JEPA for RL: Investigating Joint-Embedding Predictive Architectures for Reinforcement Learning
Tristan Kenneweg, Philip Kenneweg, Barbara Hammer
TL;DR
Problem: RL from image observations is slow due to high-dimensional inputs. Approach: adapt the Joint-Embedding Predictive Architecture (JEPA) to RL using a vision transformer to learn compact, predictive embeddings. Contributions: (1) a concrete JEPA-RL pipeline with an x-encoder processing recent frames and a momentum-updated y-encoder, (2) collapse-mitigation strategies including gradient propagation of actor/critic losses and a variance regularizer, and (3) empirical validation on Cart Pole showing strong gains when JEPA is used with RL updates and stability with regularization. Significance: demonstrates JEPA as a promising direction for self-supervised representation learning for RL from pixel inputs.
Abstract
Joint-Embedding Predictive Architectures (JEPA) have recently become popular as promising architectures for self-supervised learning.
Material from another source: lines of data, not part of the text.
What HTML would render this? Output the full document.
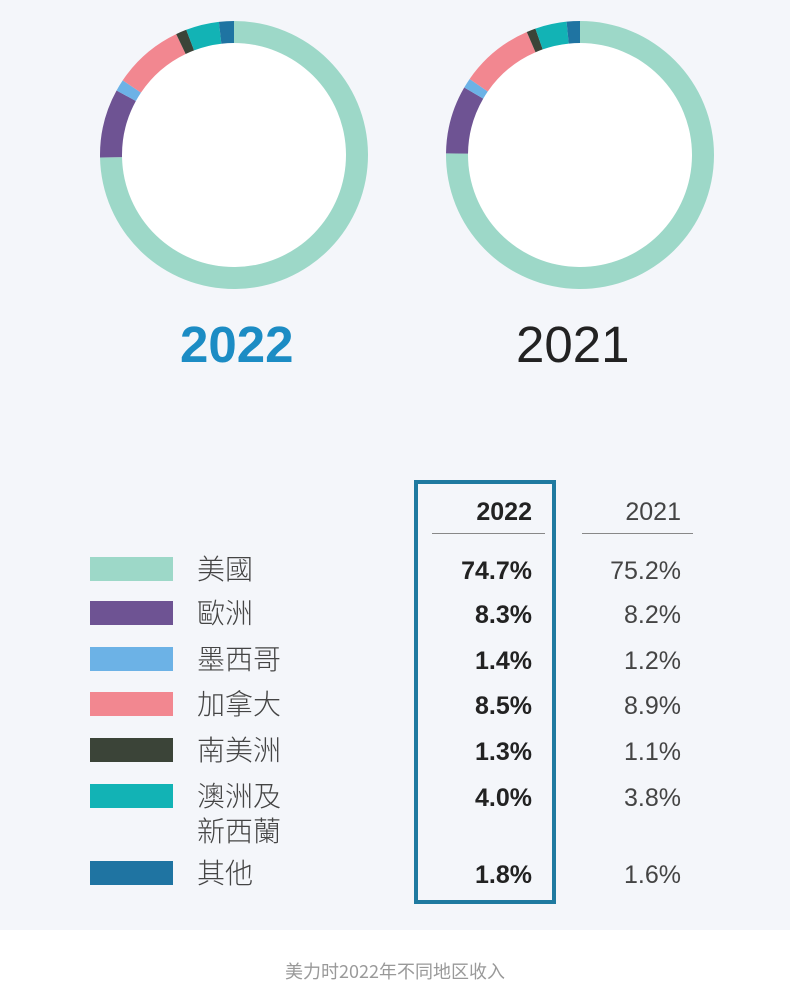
<!DOCTYPE html>
<html><head><meta charset="utf-8"><style>
body{margin:0;width:790px;height:993px;background:#fff;font-family:"Liberation Sans","Noto Sans CJK TC",sans-serif;position:relative;overflow:hidden}
#bg{position:absolute;left:0;top:0;width:790px;height:930px;background:#f4f6fa}
.sw{position:absolute;left:90px;width:83px;height:24px}
.lb{position:absolute;left:197px;font-size:28px;color:#444;line-height:32px;font-family:"Noto Sans CJK TC",sans-serif;font-weight:300}
.v{position:absolute;font-size:25px;line-height:30px;text-align:right;width:120px}
.a{left:412px;font-weight:bold;color:#222}
.b{left:561px;color:#444}
</style></head><body>
<div id="bg"></div>
<svg id="chart" width="790" height="480" style="position:absolute;left:0;top:0"></svg>
<div style="position:absolute;left:180px;top:315px;font-size:51px;font-weight:bold;color:#1c8cc4">2022</div>
<div style="position:absolute;left:516px;top:315px;font-size:51px;color:#222">2021</div>
<div style="position:absolute;left:414px;top:480px;width:142px;height:424px;border:4px solid #1f7aa0;box-sizing:border-box"></div>
<div class="v a" style="top:497px">2022</div>
<div class="v b" style="top:497px;">2021</div>
<div style="position:absolute;left:432px;top:533px;width:113px;height:1px;background:#888"></div>
<div style="position:absolute;left:582px;top:533px;width:111px;height:1px;background:#888"></div>
<div id="legend"></div>
<div style="position:absolute;left:0;top:958px;width:790px;text-align:center;font-size:18px;color:#999;font-family:'Noto Sans CJK SC',sans-serif">美力时2022年不同地区收入</div>
<script>
const regions=["美國","歐洲","墨西哥","加拿大","南美洲","澳洲及\n新西蘭","其他"];
const colors=["#9dd8c8","#6e5393","#6cb2e6","#f28790","#3b4438","#12b3b5","#1f74a2"];
const values2022=[74.7,8.3,1.4,8.5,1.3,4.0,1.8];
const values2021=[75.2,8.2,1.2,8.9,1.1,3.8,1.6];
const rowTops=[557,601,647,692,738,784,861];
const svg=document.getElementById('chart');
const NS="http://www.w3.org/2000/svg";
function arcPath(cx,cy,r0,r1,a0,a1){
 const p=(r,a)=>[cx+r*Math.sin(a),cy-r*Math.cos(a)];
 const L=(a1-a0)>Math.PI?1:0;
 const [x0,y0]=p(r1,a0),[x1,y1]=p(r1,a1),[x2,y2]=p(r0,a1),[x3,y3]=p(r0,a0);
 return `M${x0},${y0}A${r1},${r1} 0 ${L} 1 ${x1},${y1}L${x2},${y2}A${r0},${r0} 0 ${L} 0 ${x3},${y3}Z`;
}
function donut(vals,cx,cy,name){
 const tot=vals.reduce((a,b)=>a+b,0);let a=0;
 const c=document.createElementNS(NS,'circle');
 c.setAttribute('cx',cx);c.setAttribute('cy',cy);c.setAttribute('r',112);c.setAttribute('fill','#fff');
 
 
 svg.appendChild(c);
 vals.forEach((v,i)=>{
  const a1=a+v/tot*2*Math.PI;
  const p=document.createElementNS(NS,'path');
  p.setAttribute('d',arcPath(cx,cy,112,134,a,a1));p.setAttribute('fill',colors[i]);
  
  
  svg.appendChild(p);a=a1;
 });
}
donut(values2022,234,155,'donut-2022');
donut(values2021,580,155,'donut-2021');
const lg=document.getElementById('legend');
regions.forEach((r,i)=>{
 const s=document.createElement('div');s.className='sw';s.style.top=rowTops[i]+'px';s.style.background=colors[i];
 
 
 lg.appendChild(s);
 const l=document.createElement('div');l.className='lb';l.style.top=(rowTops[i]-5)+'px';l.innerHTML=r.replace('\n','<br>');
 if(r.includes('\n')){l.style.lineHeight='35px';l.style.top=(rowTops[i]-6)+'px';}
 
 
 lg.appendChild(l);
 const a=document.createElement('div');a.className='v a';a.style.top=(rowTops[i]-1)+'px';a.textContent=values2022[i].toFixed(1)+'%';
 
 
 lg.appendChild(a);
 const b=document.createElement('div');b.className='v b';b.style.top=(rowTops[i]-1)+'px';b.textContent=values2021[i].toFixed(1)+'%';
 
 
 lg.appendChild(b);
});
</script>
</body></html>
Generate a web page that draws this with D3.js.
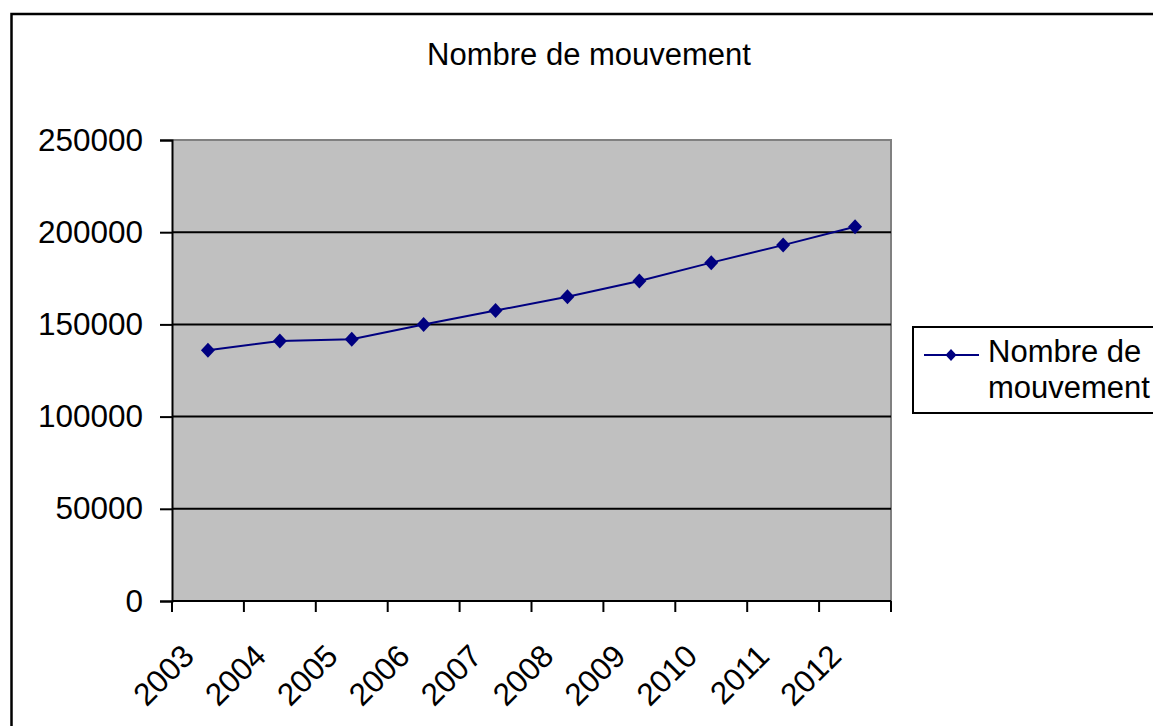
<!DOCTYPE html>
<html>
<head>
<meta charset="utf-8">
<script src="https://cdn.jsdelivr.net/npm/d3@7/dist/d3.min.js"></script>
<style>
  html, body { margin: 0; padding: 0; background: #fff; }
  svg { display: block; }
  text { font-family: "Liberation Sans", Arial, sans-serif; fill: #000; }
</style>
</head>
<body>
<svg id="chart" width="1153" height="726"></svg>
<script>
const years = ["2003","2004","2005","2006","2007","2008","2009","2010","2011","2012"];
const values = [136000, 141000, 142000, 150000, 157500, 165000, 173500, 183500, 193000, 203000];
const yTicks = [0, 50000, 100000, 150000, 200000, 250000];
const title = "Nombre de mouvement";
const seriesName = ["Nombre de", "mouvement"];

const svg = d3.select("#chart");
const FS = 31.5;
const navy = "#000080";

// outer chart border
svg.append("rect").attr("x", 11.5).attr("y", 14).attr("width", 1160).attr("height", 730)
  .attr("fill", "#fff").attr("stroke", "#000").attr("stroke-width", 2.5);

const plot = { left: 172, top: 140, right: 891, bottom: 601 };

const x = d3.scaleBand().domain(years).range([plot.left, plot.right]).padding(0);
const y = d3.scaleLinear().domain([0, 250000]).range([plot.bottom, plot.top]);

// plot background
svg.append("rect").attr("x", plot.left).attr("y", plot.top)
  .attr("width", plot.right - plot.left).attr("height", plot.bottom - plot.top)
  .attr("fill", "#c0c0c0");

// plot border top/right gray
svg.append("path")
  .attr("d", `M${plot.left},${plot.top}H${plot.right}V${plot.bottom}`)
  .attr("fill", "none").attr("stroke", "#808080").attr("stroke-width", 2);

// gridlines
svg.append("g").selectAll("line").data(yTicks.filter(v => v > 0 && v < 250000)).join("line")
  .attr("x1", plot.left).attr("x2", plot.right)
  .attr("y1", d => y(d)).attr("y2", d => y(d))
  .attr("stroke", "#000").attr("stroke-width", 2);

// y axis
const yAxis = d3.axisLeft(y).tickValues(yTicks).tickSize(12).tickPadding(17).tickFormat(d3.format("d"));
const gy = svg.append("g").attr("transform", `translate(${plot.left},0)`).call(yAxis);
gy.select(".domain").attr("stroke", "#000").attr("stroke-width", 2);
gy.selectAll(".tick line").attr("stroke", "#000").attr("stroke-width", 2);
gy.selectAll("text").attr("font-size", FS).attr("font-family", '"Liberation Sans", Arial, sans-serif').attr("fill", "#000");

// x axis: ticks at band boundaries
const bounds = years.map(d => x(d)).concat([x(years[years.length - 1]) + x.bandwidth()]);
const gx = svg.append("g");
gx.append("line").attr("x1", plot.left).attr("x2", plot.right)
  .attr("y1", plot.bottom).attr("y2", plot.bottom).attr("stroke", "#000").attr("stroke-width", 2);
gx.selectAll("line.tick").data(bounds).join("line").attr("class", "tick")
  .attr("x1", d => d).attr("x2", d => d)
  .attr("y1", plot.bottom).attr("y2", plot.bottom + 11)
  .attr("stroke", "#000").attr("stroke-width", 2);
gx.selectAll("text").data(years).join("text")
  .attr("transform", d => `translate(${x(d) + x.bandwidth() / 2 - 12},${plot.bottom + 57}) rotate(-45)`)
  .attr("text-anchor", "end")
  .attr("font-size", FS)
  .text(d => d);

// title
svg.append("text").attr("x", 589).attr("y", 65).attr("text-anchor", "middle")
  .attr("font-size", 31).text(title);

// line
const cx = d => x(d) + x.bandwidth() / 2;
const line = d3.line().x((d, i) => cx(years[i])).y(d => y(d));
svg.append("path").datum(values).attr("d", line)
  .attr("fill", "none").attr("stroke", navy).attr("stroke-width", 2);

const diamondPath = (hw, hh) => `M0,${-hh}L${hw},0L0,${hh}L${-hw},0Z`;
svg.append("g").selectAll("path").data(values).join("path")
  .attr("transform", (d, i) => `translate(${cx(years[i])},${y(d)})`)
  .attr("d", diamondPath(7, 7.5)).attr("fill", navy);

// legend
const lg = svg.append("g");
lg.append("rect").attr("x", 913).attr("y", 327).attr("width", 260).attr("height", 86)
  .attr("fill", "#fff").attr("stroke", "#000").attr("stroke-width", 2);
lg.append("line").attr("x1", 924).attr("x2", 979).attr("y1", 355).attr("y2", 355)
  .attr("stroke", navy).attr("stroke-width", 2);
lg.append("path").attr("transform", "translate(951,355)")
  .attr("d", diamondPath(5.5, 6)).attr("fill", navy);
lg.selectAll("text").data(seriesName).join("text")
  .attr("x", 988).attr("y", (d, i) => 362 + i * 36)
  .attr("font-size", 31).text(d => d);
</script>
</body>
</html>
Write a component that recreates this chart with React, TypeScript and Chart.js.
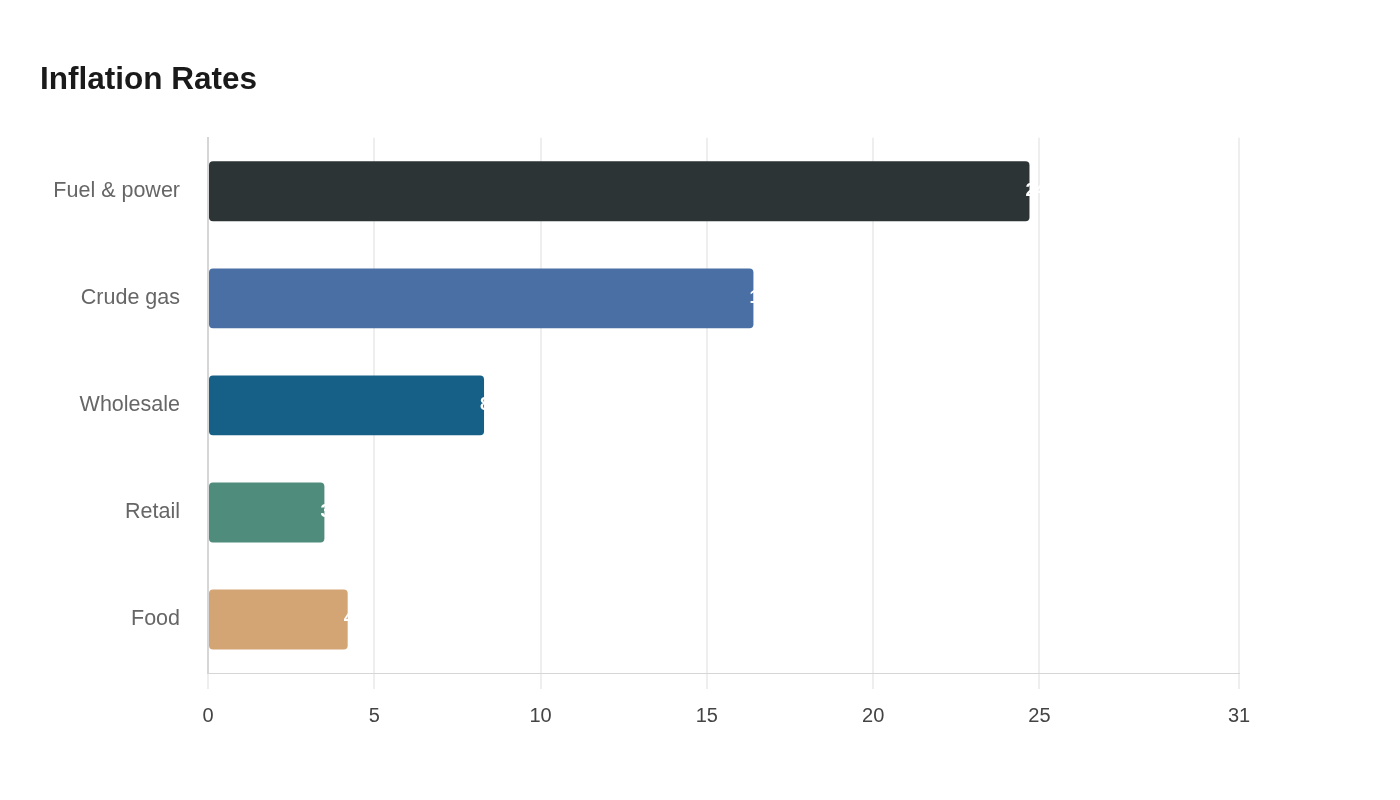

Vision transformers have been trained using JEPA to produce embeddings from images and videos, which have been shown to be highly suitable for downstream tasks like classification and segmentation. In this paper, we show how to adapt the JEPA architecture to reinforcement learning from images. We discuss model collapse, show how to prevent it, and provide exemplary data on the classical Cart Pole task.